---------- Provided data ----------

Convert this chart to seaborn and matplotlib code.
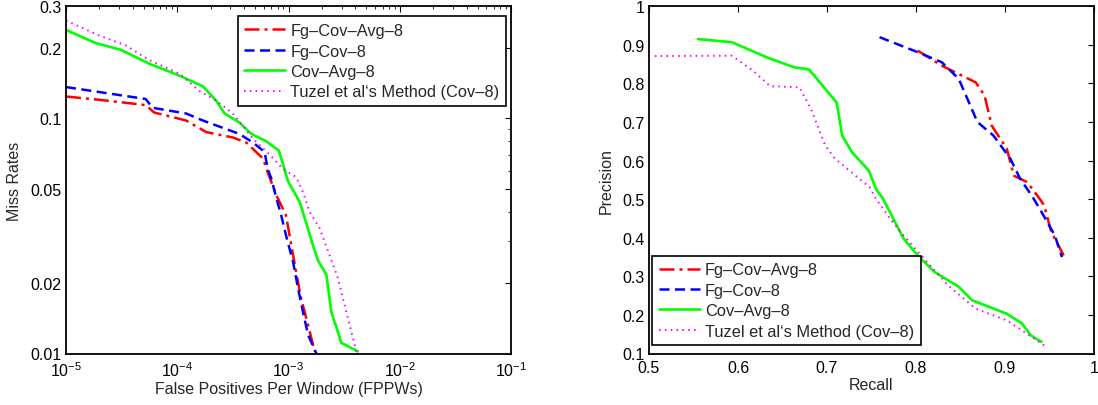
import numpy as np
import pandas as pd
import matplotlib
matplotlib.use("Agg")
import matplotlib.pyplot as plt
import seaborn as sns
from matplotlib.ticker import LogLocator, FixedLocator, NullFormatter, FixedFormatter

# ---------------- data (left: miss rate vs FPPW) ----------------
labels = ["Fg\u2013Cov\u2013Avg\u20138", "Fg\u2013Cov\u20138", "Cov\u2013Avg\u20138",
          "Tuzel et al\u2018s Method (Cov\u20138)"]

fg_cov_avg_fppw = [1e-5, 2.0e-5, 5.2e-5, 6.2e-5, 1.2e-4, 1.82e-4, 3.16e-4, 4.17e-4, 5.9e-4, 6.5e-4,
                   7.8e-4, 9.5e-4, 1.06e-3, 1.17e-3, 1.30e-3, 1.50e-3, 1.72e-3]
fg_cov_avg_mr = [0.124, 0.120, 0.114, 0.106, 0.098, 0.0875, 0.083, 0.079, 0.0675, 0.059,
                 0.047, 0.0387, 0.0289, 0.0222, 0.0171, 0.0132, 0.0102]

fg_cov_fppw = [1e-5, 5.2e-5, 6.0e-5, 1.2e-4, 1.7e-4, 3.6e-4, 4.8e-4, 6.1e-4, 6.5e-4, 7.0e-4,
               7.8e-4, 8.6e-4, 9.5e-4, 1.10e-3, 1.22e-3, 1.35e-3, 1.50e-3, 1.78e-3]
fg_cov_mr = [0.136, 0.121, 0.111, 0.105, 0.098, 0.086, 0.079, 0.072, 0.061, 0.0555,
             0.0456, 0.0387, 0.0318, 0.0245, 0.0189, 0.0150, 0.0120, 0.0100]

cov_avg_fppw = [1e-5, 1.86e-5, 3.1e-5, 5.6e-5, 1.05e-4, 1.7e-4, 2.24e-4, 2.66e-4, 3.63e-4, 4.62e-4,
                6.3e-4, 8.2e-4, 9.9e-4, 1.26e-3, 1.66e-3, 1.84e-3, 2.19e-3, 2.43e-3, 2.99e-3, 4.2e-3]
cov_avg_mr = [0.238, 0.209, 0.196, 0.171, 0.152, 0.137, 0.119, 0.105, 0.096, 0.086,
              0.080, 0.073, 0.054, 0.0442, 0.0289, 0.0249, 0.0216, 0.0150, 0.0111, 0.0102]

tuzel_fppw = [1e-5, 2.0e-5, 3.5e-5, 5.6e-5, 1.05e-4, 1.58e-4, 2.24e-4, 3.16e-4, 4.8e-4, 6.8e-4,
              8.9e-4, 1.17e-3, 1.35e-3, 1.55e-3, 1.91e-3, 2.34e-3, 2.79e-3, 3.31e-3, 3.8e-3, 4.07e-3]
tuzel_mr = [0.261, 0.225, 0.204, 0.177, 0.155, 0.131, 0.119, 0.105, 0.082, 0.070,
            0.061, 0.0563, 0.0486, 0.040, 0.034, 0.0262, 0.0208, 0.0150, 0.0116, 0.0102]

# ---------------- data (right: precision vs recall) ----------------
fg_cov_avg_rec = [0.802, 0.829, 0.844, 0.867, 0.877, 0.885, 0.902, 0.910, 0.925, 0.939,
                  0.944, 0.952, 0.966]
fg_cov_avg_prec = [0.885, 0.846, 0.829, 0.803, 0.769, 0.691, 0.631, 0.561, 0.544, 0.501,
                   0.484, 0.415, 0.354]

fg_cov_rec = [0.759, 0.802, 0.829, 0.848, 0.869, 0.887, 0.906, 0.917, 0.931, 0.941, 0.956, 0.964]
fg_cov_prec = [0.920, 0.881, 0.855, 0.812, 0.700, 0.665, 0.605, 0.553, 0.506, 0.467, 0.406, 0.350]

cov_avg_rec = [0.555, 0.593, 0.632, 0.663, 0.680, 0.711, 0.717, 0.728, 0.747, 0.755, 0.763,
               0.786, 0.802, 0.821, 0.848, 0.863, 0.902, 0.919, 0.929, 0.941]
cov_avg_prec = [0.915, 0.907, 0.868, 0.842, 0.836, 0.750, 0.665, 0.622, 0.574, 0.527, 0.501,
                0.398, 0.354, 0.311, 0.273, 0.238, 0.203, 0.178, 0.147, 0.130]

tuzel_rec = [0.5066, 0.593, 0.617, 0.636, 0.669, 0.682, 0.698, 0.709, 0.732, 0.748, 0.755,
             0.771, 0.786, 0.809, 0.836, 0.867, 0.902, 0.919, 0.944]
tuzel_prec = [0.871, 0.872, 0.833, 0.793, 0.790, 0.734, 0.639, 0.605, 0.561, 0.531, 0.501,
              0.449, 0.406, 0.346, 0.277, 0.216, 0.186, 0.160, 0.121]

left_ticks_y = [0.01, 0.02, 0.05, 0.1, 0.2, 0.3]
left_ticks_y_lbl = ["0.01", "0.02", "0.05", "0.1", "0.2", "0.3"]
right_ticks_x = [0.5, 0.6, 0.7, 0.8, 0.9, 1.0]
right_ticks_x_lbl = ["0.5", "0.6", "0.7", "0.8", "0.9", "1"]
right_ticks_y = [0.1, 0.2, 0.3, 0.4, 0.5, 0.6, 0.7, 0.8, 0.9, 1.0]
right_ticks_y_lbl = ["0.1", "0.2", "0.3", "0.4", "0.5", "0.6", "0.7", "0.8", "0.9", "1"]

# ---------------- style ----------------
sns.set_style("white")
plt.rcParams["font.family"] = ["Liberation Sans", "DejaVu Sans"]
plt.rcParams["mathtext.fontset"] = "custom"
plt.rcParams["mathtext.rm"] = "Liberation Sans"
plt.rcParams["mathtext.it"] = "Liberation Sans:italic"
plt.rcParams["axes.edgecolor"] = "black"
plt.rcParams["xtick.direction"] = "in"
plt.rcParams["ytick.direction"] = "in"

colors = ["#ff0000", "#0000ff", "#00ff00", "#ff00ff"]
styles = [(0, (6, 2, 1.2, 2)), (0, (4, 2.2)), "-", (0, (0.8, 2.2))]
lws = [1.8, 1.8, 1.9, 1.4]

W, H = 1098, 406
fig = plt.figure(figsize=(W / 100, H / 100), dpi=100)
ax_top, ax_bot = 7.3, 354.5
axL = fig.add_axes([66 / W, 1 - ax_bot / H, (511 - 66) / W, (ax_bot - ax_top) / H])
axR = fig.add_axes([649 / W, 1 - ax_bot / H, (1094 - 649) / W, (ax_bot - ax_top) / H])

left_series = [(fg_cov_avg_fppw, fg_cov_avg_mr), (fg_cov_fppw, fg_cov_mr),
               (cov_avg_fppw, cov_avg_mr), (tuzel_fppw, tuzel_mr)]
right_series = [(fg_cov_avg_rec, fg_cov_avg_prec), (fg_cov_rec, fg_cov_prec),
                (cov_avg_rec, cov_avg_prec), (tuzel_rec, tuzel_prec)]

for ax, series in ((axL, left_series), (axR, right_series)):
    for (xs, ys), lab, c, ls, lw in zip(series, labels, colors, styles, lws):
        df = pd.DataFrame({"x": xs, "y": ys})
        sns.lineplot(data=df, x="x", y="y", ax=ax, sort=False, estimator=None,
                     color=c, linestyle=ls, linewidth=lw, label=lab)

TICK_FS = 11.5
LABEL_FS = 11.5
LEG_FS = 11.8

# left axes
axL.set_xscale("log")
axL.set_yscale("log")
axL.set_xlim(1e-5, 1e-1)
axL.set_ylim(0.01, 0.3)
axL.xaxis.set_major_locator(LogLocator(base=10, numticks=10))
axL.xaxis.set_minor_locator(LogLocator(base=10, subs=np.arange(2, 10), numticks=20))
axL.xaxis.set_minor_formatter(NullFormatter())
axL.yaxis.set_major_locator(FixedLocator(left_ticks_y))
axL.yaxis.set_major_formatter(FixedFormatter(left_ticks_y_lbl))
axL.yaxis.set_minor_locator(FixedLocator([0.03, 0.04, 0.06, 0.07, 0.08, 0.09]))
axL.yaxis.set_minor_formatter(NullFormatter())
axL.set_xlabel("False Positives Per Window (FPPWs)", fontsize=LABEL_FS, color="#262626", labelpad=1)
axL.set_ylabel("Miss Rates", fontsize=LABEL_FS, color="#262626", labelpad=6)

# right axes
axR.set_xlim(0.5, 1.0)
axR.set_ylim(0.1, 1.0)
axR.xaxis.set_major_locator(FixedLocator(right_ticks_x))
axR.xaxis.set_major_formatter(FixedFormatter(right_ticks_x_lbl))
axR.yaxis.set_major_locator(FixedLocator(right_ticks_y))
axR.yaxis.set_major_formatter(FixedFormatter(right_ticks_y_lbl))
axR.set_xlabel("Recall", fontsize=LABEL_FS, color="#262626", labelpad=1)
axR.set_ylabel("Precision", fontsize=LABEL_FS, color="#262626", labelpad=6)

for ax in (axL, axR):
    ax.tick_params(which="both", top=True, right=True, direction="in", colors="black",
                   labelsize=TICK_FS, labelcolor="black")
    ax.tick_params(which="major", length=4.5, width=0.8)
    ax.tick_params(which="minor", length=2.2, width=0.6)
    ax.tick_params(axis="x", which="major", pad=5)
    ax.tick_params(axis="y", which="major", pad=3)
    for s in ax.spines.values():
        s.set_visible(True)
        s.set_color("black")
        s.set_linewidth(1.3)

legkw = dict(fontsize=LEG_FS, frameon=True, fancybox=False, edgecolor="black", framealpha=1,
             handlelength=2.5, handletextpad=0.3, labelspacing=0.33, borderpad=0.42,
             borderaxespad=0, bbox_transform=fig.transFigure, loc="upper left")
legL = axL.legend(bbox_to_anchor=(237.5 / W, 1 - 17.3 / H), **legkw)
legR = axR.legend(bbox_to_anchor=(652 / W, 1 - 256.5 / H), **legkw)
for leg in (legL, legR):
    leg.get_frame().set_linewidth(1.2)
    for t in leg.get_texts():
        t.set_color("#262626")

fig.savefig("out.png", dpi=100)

----------

— Given problem —
Leave the pictures out and please restate exactly the lines running from the start of the material through the one with "et al\u2018s Method".

— Reply to the task —
Convert this chart to seaborn and matplotlib code.
import numpy as np
import pandas as pd
import matplotlib
matplotlib.use("Agg")
import matplotlib.pyplot as plt
import seaborn as sns
from matplotlib.ticker import LogLocator, FixedLocator, NullFormatter, FixedFormatter

# ---------------- data (left: miss rate vs FPPW) ----------------
labels = ["Fg\u2013Cov\u2013Avg\u20138", "Fg\u2013Cov\u20138", "Cov\u2013Avg\u20138",
          "Tuzel et al\u2018s Method (Cov\u20138)"]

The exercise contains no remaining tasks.